La Maestà è a buon diritto immagine rappresentativa di ciò che fu il XIV secolo per Siena, l’epoca d’oro della città, che presenta una Chiesa composta di peccatori ma ricca di straordinari testimoni di fede, tra i quali si distinguono san Bernardo Tolomei (1272- 1348) fondatore della congregazione benedettina olivetana, il beato Giovanni Colombini (1304-1361) fondatore dell’ordine dei gesuati, santa Caterina (1347-1380) e san Bernardino (1380-1444), tutti accomunati da una profonda devozione mariana. Forse non è un caso che si tratti dell’identica stagione dello splendore dell’arte senese che fa capo a Duccio (morto nel 1318-1319), a Simone Martini (1344) e a Pietro e Ambrogio Lorenzetti (1348).
Il fatto che un’immagine sia stata oggetto di venerazione per secoli e che a questa si siano rivolti con sentimenti di disperazione, di tristezza, di speranza e di abbandono, tante generazioni di credenti, la rende sacra ben al di là dei suoi aspetti artistici e dei suoi significati iconologici; quando ci poniamo davanti per ammirarla non possiamo fare a meno di considerare che questa nostra stessa esperienza è stata per tanti persino uno strumento di conversione.

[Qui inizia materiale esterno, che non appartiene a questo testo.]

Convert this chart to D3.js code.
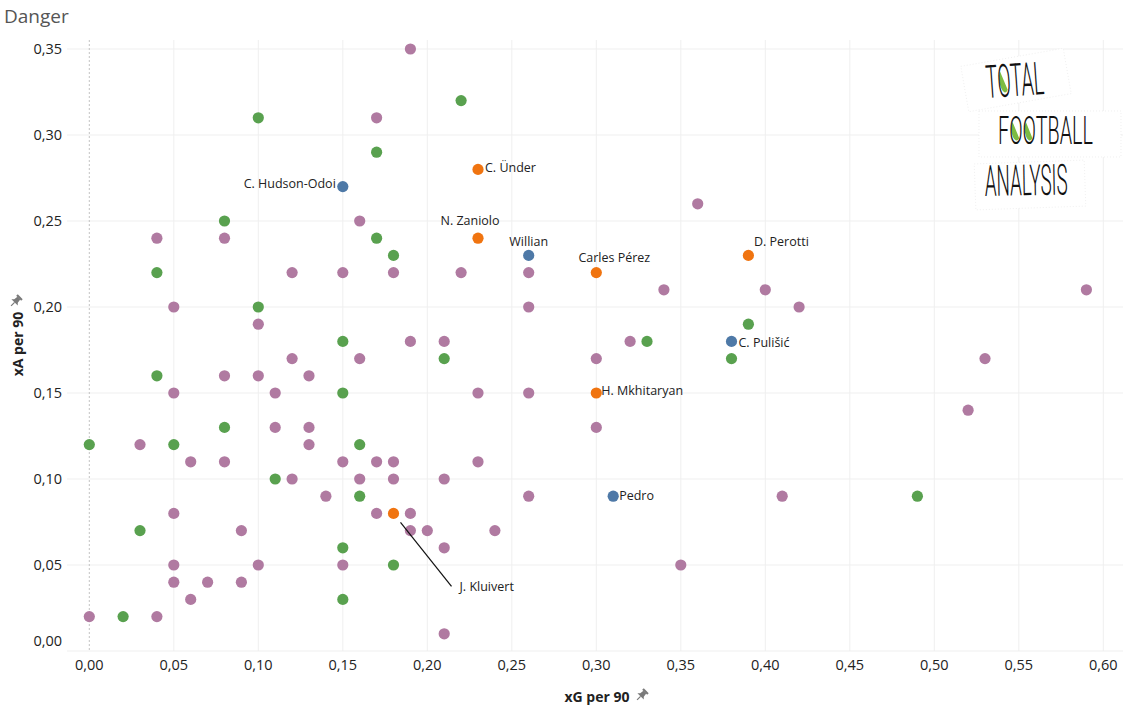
<!DOCTYPE html>
<html><head><meta charset="utf-8">
<script src="https://cdn.jsdelivr.net/npm/d3@7"></script>
<style>
body{margin:0;background:#fff;}
svg{display:block;font-family:'Open Sans','Noto Sans',sans-serif;}
</style></head><body><svg id="chart" width="1133" height="709"></svg>
<script>
// ---------------- data ----------------
const otherXG = [0.19,0.17,0.36,0.16,0.04,0.08,0.12,0.15,0.18,0.22,0.26,0.34,0.40,0.59,0.05,0.26,0.42,0.10,0.19,0.21,0.32,0.12,0.16,0.30,0.53,0.08,0.10,0.13,0.05,0.11,0.23,0.26,0.52,0.11,0.13,0.30,0.03,0.13,0.06,0.08,0.15,0.17,0.18,0.23,0.12,0.16,0.18,0.21,0.14,0.26,0.41,0.05,0.17,0.19,0.09,0.19,0.20,0.24,0.21,0.05,0.10,0.15,0.35,0.05,0.07,0.09,0.06,0.00,0.04,0.21];
const otherXA = [0.35,0.31,0.26,0.25,0.24,0.24,0.22,0.22,0.22,0.22,0.22,0.21,0.21,0.21,0.20,0.20,0.20,0.19,0.18,0.18,0.18,0.17,0.17,0.17,0.17,0.16,0.16,0.16,0.15,0.15,0.15,0.15,0.14,0.13,0.13,0.13,0.12,0.12,0.11,0.11,0.11,0.11,0.11,0.11,0.10,0.10,0.10,0.10,0.09,0.09,0.09,0.08,0.08,0.08,0.07,0.07,0.07,0.07,0.06,0.05,0.05,0.05,0.05,0.04,0.04,0.04,0.03,0.02,0.02,0.01];

const greenXG = [0.22,0.10,0.17,0.08,0.17,0.18,0.04,0.10,0.39,0.15,0.33,0.21,0.38,0.04,0.15,0.08,0.00,0.05,0.16,0.11,0.16,0.49,0.03,0.15,0.18,0.15,0.02];
const greenXA = [0.32,0.31,0.29,0.25,0.24,0.23,0.22,0.20,0.19,0.18,0.18,0.17,0.17,0.16,0.15,0.13,0.12,0.12,0.12,0.10,0.09,0.09,0.07,0.06,0.05,0.03,0.02];

const romaPlayers = ["C. Ünder","N. Zaniolo","D. Perotti","Carles Pérez","H. Mkhitaryan","J. Kluivert"];
const romaXG = [0.23,0.23,0.39,0.30,0.30,0.18];
const romaXA = [0.28,0.24,0.23,0.22,0.15,0.08];

const chelseaPlayers = ["C. Hudson-Odoi","Willian","C. Pulišić","Pedro"];
const chelseaXG = [0.15,0.26,0.38,0.31];
const chelseaXA = [0.27,0.23,0.18,0.09];

const xTicks = [0,0.05,0.10,0.15,0.20,0.25,0.30,0.35,0.40,0.45,0.50,0.55,0.60];
const xTickLabels = ["0,00","0,05","0,10","0,15","0,20","0,25","0,30","0,35","0,40","0,45","0,50","0,55","0,60"];
const yTicks = [0,0.05,0.10,0.15,0.20,0.25,0.30,0.35];
const yTickLabels = ["0,00","0,05","0,10","0,15","0,20","0,25","0,30","0,35"];

const titleText = "Danger";
const xTitle = "xG per 90";
const yTitle = "xA per 90";
const logoWords = ["TOTAL","FOOTBALL","ANALYSIS"];

// ---------------- styles / layout ----------------
const colors = {other:"#b07aa1", green:"#59a14f", roma:"#f07410", chelsea:"#4e79a7"};
const plot = {left:67, right:1123, top:40, bottom:651};
const labelStyle = {
  "C. Hudson-Odoi": {dx:-7, dy:-3, anchor:"end"},
  "C. Ünder": {dx:7, dy:-2, anchor:"start"},
  "N. Zaniolo": {dx:-8, dy:-18, anchor:"middle"},
  "Willian": {dx:0, dy:-14, anchor:"middle"},
  "Carles Pérez": {dx:18, dy:-15, anchor:"middle"},
  "D. Perotti": {dx:33, dy:-14, anchor:"middle"},
  "C. Pulišić": {dx:7, dy:1, anchor:"start"},
  "H. Mkhitaryan": {dx:5, dy:-2, anchor:"start"},
  "Pedro": {dx:6, dy:-1, anchor:"start"},
  "J. Kluivert": {dx:66, dy:73, anchor:"start", leader:{x1:7,y1:9,x2:58,y2:73}}
};

const svg = d3.select("#chart");
const x = d3.scaleLinear().domain([0,0.6]).range([89.3,1103.3]);
const y = d3.scaleLinear().domain([0,0.35]).range([651,49]);

// gridlines
const grid = svg.append("g");
grid.selectAll("line.v").data(xTicks.filter(d=>d>0)).join("line")
  .attr("x1",d=>x(d)).attr("x2",d=>x(d)).attr("y1",plot.top).attr("y2",plot.bottom)
  .attr("stroke","#efefef").attr("stroke-width",1);
grid.selectAll("line.h").data(yTicks).join("line")
  .attr("x1",plot.left).attr("x2",plot.right).attr("y1",d=>y(d)).attr("y2",d=>y(d))
  .attr("stroke","#efefef").attr("stroke-width",1);
grid.append("line").attr("x1",x(0)).attr("x2",x(0)).attr("y1",plot.top).attr("y2",plot.bottom)
  .attr("stroke","#c4c4c4").attr("stroke-width",1).attr("stroke-dasharray","2,2");

// logo (white patches + text)
const logo = svg.append("g").attr("class","logo");
function patch(cx,cy,w,h,rot){
  logo.append("rect").attr("x",cx-w/2).attr("y",cy-h/2).attr("width",w).attr("height",h)
    .attr("fill","#fff").attr("stroke","#e6e6e6").attr("stroke-width",0.6).attr("stroke-dasharray","1,2")
    .attr("transform",`rotate(${rot},${cx},${cy})`);
}
patch(1016,80,104,46,-10);
patch(1050,134,142,46,0);
patch(1030,185,110,46,-2);
function logoWord(txt,x0,yBase,w,h,rot,oIdx){
  const fs = 20;
  const g = logo.append("g");
  const greens = g.append("g");
  const t = g.append("text").attr("x",0).attr("y",0).text(txt)
    .attr("font-family","'Liberation Sans Narrow','Roboto','DejaVu Sans',sans-serif")
    .attr("font-weight","300").attr("font-size",fs).attr("fill","#111");
  const len = t.node().getComputedTextLength();
  const sx = w/len, sy = (h/0.72)/fs;
  g.attr("transform",`translate(${x0},${yBase}) rotate(${rot}) scale(${sx},${sy})`);
  oIdx.forEach(i=>{
    const e = t.node().getExtentOfChar(i);
    const cx = e.x+e.width/2, cy = -fs*0.36, rx = e.width*0.36, ry = fs*0.3;
    greens.append("path")
      .attr("d",`M${cx-rx*0.7},${cy-ry*0.7} A${rx},${ry} 0 0 0 ${cx+rx*0.7},${cy+ry*0.7} Z`)
      .attr("fill","#7dbb42");
  });
}
logoWord(logoWords[0],987,98,58,33,-4,[1]);
logoWord(logoWords[1],998,144,95,28,0,[1,2]);
logoWord(logoWords[2],985,196,83,31,-1,[]);

// dots
function dots(xs,ys,color){
  svg.append("g").selectAll("circle").data(xs.map((d,i)=>[d,ys[i]])).join("circle")
    .attr("cx",d=>x(d[0])).attr("cy",d=>y(d[1])).attr("r",5.6).attr("fill",color);
}
dots(otherXG,otherXA,colors.other);
dots(greenXG,greenXA,colors.green);
dots(romaXG,romaXA,colors.roma);
dots(chelseaXG,chelseaXA,colors.chelsea);

// labels
const labelled = romaPlayers.map((p,i)=>({name:p,xg:romaXG[i],xa:romaXA[i]}))
  .concat(chelseaPlayers.map((p,i)=>({name:p,xg:chelseaXG[i],xa:chelseaXA[i]})));
const lg = svg.append("g");
labelled.forEach(d=>{
  const s = labelStyle[d.name]; const cx = x(d.xg), cy = y(d.xa);
  if(s.leader){
    lg.append("line").attr("x1",cx+s.leader.x1).attr("y1",cy+s.leader.y1)
      .attr("x2",cx+s.leader.x2).attr("y2",cy+s.leader.y2).attr("stroke","#111").attr("stroke-width",1.2);
  }
  lg.append("text").attr("x",cx+s.dx).attr("y",cy+s.dy).attr("dy","0.35em")
    .attr("text-anchor",s.anchor).attr("font-size",12.5).attr("fill","#222").text(d.name);
});

// axis tick labels
svg.append("g").selectAll("text").data(xTicks).join("text")
  .attr("x",d=>x(d)).attr("y",665).attr("dy","0.35em").attr("text-anchor","middle")
  .attr("font-size",14.5).attr("fill","#222").text((d,i)=>xTickLabels[i]);
svg.append("g").selectAll("text").data(yTicks).join("text")
  .attr("x",62).attr("y",d=>Math.min(y(d),plot.bottom-10)).attr("dy","0.35em").attr("text-anchor","end")
  .attr("font-size",14.5).attr("fill","#222").text((d,i)=>yTickLabels[i]);

// titles
svg.append("text").attr("x",4).attr("y",23).attr("font-size",19).attr("fill","#555").text(titleText);
svg.append("text").attr("x",597).attr("y",697).attr("dy","0.35em").attr("text-anchor","middle")
  .attr("font-size",14).attr("font-weight","bold").attr("fill","#222").text(xTitle);
svg.append("text").attr("transform","translate(18,344) rotate(-90)").attr("dy","0.35em")
  .attr("text-anchor","middle").attr("font-size",14).attr("font-weight","bold").attr("fill","#222").text(yTitle);

// pin icons
function pin(px,py){
  const g = svg.append("g").attr("transform",`translate(${px},${py}) rotate(45)`).attr("fill","#7a7a7a");
  g.append("rect").attr("x",-3.5).attr("y",-6).attr("width",7).attr("height",2.2);
  g.append("path").attr("d","M-2,-4 L2,-4 L2.5,0 L4.5,2 L-4.5,2 L-2.5,0 Z");
  g.append("line").attr("x1",0).attr("y1",2).attr("x2",0).attr("y2",7).attr("stroke","#7a7a7a").attr("stroke-width",1.2);
}
pin(642,695);
pin(16,301);
</script></body></html>
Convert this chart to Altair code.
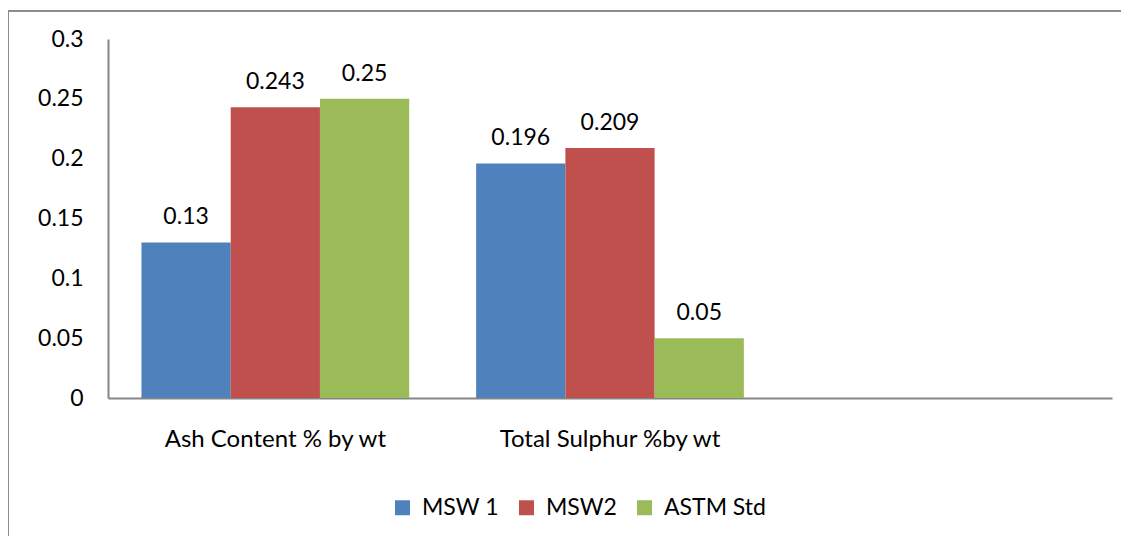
import altair as alt
import pandas as pd

categories = ["Ash Content % by wt", "Total Sulphur %by wt"]
x_domain = ["Ash Content % by wt", "Total Sulphur %by wt", " "]
series = ["MSW 1", "MSW2", "ASTM Std"]
msw1 = [0.13, 0.196]
msw2 = [0.243, 0.209]
astm = [0.25, 0.05]
colors = ["#4F81BD", "#C0504D", "#9BBB59"]
y_ticks = [0, 0.05, 0.1, 0.15, 0.2, 0.25, 0.3]

rows = []
for s, vals in zip(series, [msw1, msw2, astm]):
    for c, v in zip(categories, vals):
        rows.append({"category": c, "series": s, "value": v})
df = pd.DataFrame(rows)

FONT = "Lato"
FS = 23

x_scale = alt.Scale(domain=x_domain, paddingInner=0.2, paddingOuter=0.1)
x_enc = alt.X("category:N", scale=x_scale,
              axis=alt.Axis(title=None, labelAngle=0, ticks=False, tickSize=0, labelPadding=29,
                            labelLimit=0, labelFont=FONT, labelFontSize=FS + 1, labelColor="#000000",
                            domainColor="#868686", domainWidth=2, grid=False))
xo_enc = alt.XOffset("series:N", scale=alt.Scale(domain=series, paddingInner=0, paddingOuter=0))
y_enc = alt.Y("value:Q", scale=alt.Scale(domain=[0, 0.3], nice=False),
              axis=alt.Axis(title=None, values=y_ticks, format="~g", ticks=False, tickSize=0,
                            labelPadding=25, labelFont=FONT, labelFontSize=FS, labelColor="#000000",
                            domainColor="#868686", domainWidth=2, grid=False))

base = alt.Chart(df)
bars = base.mark_bar().encode(
    x=x_enc, xOffset=xo_enc, y=y_enc,
    color=alt.Color("series:N", scale=alt.Scale(domain=series, range=colors),
                    legend=alt.Legend(title=None, orient="none", direction="horizontal",
                                      legendX=283, legendY=457, symbolType="square",
                                      symbolSize=225, symbolStrokeWidth=0, labelFont=FONT,
                                      labelFontSize=FS, labelColor="#000000", labelOffset=8,
                                      columnPadding=16, padding=0)),
)
labels = base.mark_text(baseline="alphabetic", dy=-18, font=FONT, fontSize=FS, color="#000000").encode(
    x=alt.X("category:N", scale=x_scale),
    xOffset=xo_enc,
    y=alt.Y("value:Q"),
    text=alt.Text("value:Q", format="~g"),
)

frame_df = pd.DataFrame({"a": [0]})
top_line = alt.Chart(frame_df).mark_rule(color="#8c8c8c", strokeWidth=2).encode(
    x=alt.value(-100), x2=alt.value(1013), y=alt.value(-28))
left_line = alt.Chart(frame_df).mark_rule(color="#8c8c8c", strokeWidth=2).encode(
    x=alt.value(-100), y=alt.value(-28), y2=alt.value(497))

chart = alt.layer(bars, labels, top_line, left_line).properties(
    width=1004, height=359,
    background="#ffffff",
    autosize=alt.AutoSizeParams(type="none"),
    padding={"left": 100, "top": 31, "right": 9, "bottom": 138},
).configure_view(stroke=None)

chart.save("out.html", embed_options={"renderer": "svg", "actions": False})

In occasione dell’anniversario, l’Opera della Metropolitana di Siena ha voluto promuovere la pubblicazione di un testo divulgativo dei significati teologici e simbolici dell’opera, affidandolo alla cura di Mariella Carlotti (Il cuore di Siena, Firenze, Società Editrice Fiorentina, 2011, pagine 116, euro 16). E concludiamo questa riflessione proprio con alcune parole usate dalla studiosa: la Vergine Maria è «il primo tempio di Dio, immagine perfetta di ciò che è la Chiesa: una realtà umana che “contiene” Cristo e lo partorisce nel tempo; — è infatti lei il cuore della cattedrale e l’immagine perfetta della misteriosa realtà della Chiesa. Il coro di angeli e santi intorno alla Vergine era completato dal popolo cristiano che gremiva il duomo e i patroni della città inginocchiati davanti a Maria erano il punto che legava la Chiesa che viveva a Siena la sua avventura terrena a quella che trionfava in paradiso, come un unico avvenimento nel tempo e nell’eternità».